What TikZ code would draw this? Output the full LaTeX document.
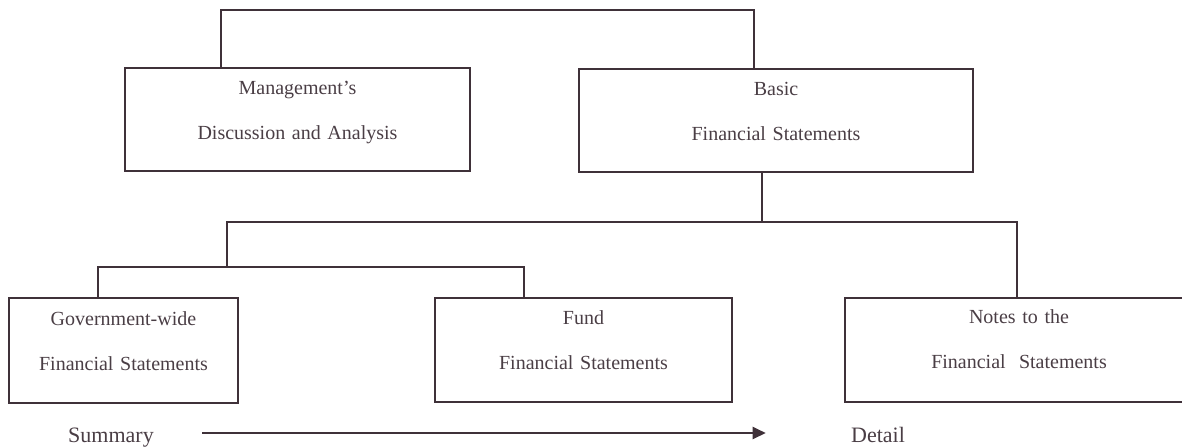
\documentclass[tikz,border=0pt]{standalone}
\usepackage{fontspec}
\setmainfont{Liberation Serif}
\usetikzlibrary{arrows.meta,positioning,calc}
\definecolor{ink}{HTML}{3F3139}
\definecolor{inktext}{HTML}{4A3E45}

\begin{document}
\begin{tikzpicture}[x=0.5pt, y=-0.5pt,
  panel/.style={draw=ink, line width=1pt, inner sep=0pt, outer sep=0pt, anchor=north west},
  paneltext/.style={anchor=base, text width=200pt, align=center, inner sep=0pt, text=inktext, font=\fontsize{10}{22.75}\selectfont},
  link/.style={draw=ink, line width=1pt},
  scalelabel/.style={anchor=base, inner sep=0pt, text height=9pt, text depth=0pt, text=inktext, font=\fontsize{11}{13}\selectfont}]
\useasboundingbox (0,0) rectangle (1182,446);
\clip (0,0) rectangle (1182,446);

% boxes
\node[panel, minimum width=172.5pt, minimum height=51.5pt] (mda) at (125,68) {};
\node[panel, minimum width=197pt, minimum height=51.5pt] (basic) at (579,69) {};
\node[panel, minimum width=114.5pt, minimum height=52.5pt] (gov) at (9,298) {};
\node[panel, minimum width=148.5pt, minimum height=52pt] (fund) at (435,298) {};
\node[panel, minimum width=174pt, minimum height=52pt] (notes) at (845,298) {};

\node[paneltext] (mdatext) at ($(mda.north)+(0,26)$) {Management’s\\Discussion and Analysis};
\node[paneltext] (basictext) at ($(basic.north)+(0,26)$) {Basic\\Financial Statements};
\node[paneltext] (govtext) at ($(gov.north)+(0,27)$) {Government-wide\\Financial Statements};
\node[paneltext] (fundtext) at ($(fund.north)+(0,26)$) {Fund\\Financial Statements};
\node[paneltext] (notestext) at ($(notes.north)+(0,25)$) {Notes to the\\Financial\ \ Statements};

% connectors
\coordinate (branch) at (762,222);
\coordinate (subbranch) at (227,267);
\draw[link] ($(mda.north)+(-76.5,0)$) -- ++(0,-58.5) -| ($(basic.north)+(-22,0)$);
\draw[link] (branch |- basic.south) -- (branch);
\draw[link] (subbranch) |- (branch) -| ($(notes.north)+(-2,0)$);
\draw[link] ($(gov.north)+(-25.5,0)$) |- (subbranch) -| ($(fund.north)+(-59.5,0)$);

% summary to detail
\node[scalelabel] (summary) at (111,442) {Summary};
\node[scalelabel] (detail) at (878,442) {Detail};
\draw[link, -{Triangle[length=6.5pt,width=6pt]}, shorten <=24pt, shorten >=42.5pt] (summary) -- (detail);
\end{tikzpicture}
\end{document}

> DIRECTION
Pictures are excluded: retype only the lines from the beginning of the listing above through the line with "minimum width=174pt, minimum", both included.

> OUTPUT FOR THIS TASK
What TikZ code would draw this? Output the full LaTeX document.
\documentclass[tikz,border=0pt]{standalone}
\usepackage{fontspec}
\setmainfont{Liberation Serif}
\usetikzlibrary{arrows.meta,positioning,calc}
\definecolor{ink}{HTML}{3F3139}
\definecolor{inktext}{HTML}{4A3E45}

\begin{document}
\begin{tikzpicture}[x=0.5pt, y=-0.5pt,
  panel/.style={draw=ink, line width=1pt, inner sep=0pt, outer sep=0pt, anchor=north west},
  paneltext/.style={anchor=base, text width=200pt, align=center, inner sep=0pt, text=inktext, font=\fontsize{10}{22.75}\selectfont},
  link/.style={draw=ink, line width=1pt},
  scalelabel/.style={anchor=base, inner sep=0pt, text height=9pt, text depth=0pt, text=inktext, font=\fontsize{11}{13}\selectfont}]
\useasboundingbox (0,0) rectangle (1182,446);
\clip (0,0) rectangle (1182,446);

% boxes
\node[panel, minimum width=172.5pt, minimum height=51.5pt] (mda) at (125,68) {};
\node[panel, minimum width=197pt, minimum height=51.5pt] (basic) at (579,69) {};
\node[panel, minimum width=114.5pt, minimum height=52.5pt] (gov) at (9,298) {};
\node[panel, minimum width=148.5pt, minimum height=52pt] (fund) at (435,298) {};
\node[panel, minimum width=174pt, minimum height=52pt] (notes) at (845,298) {};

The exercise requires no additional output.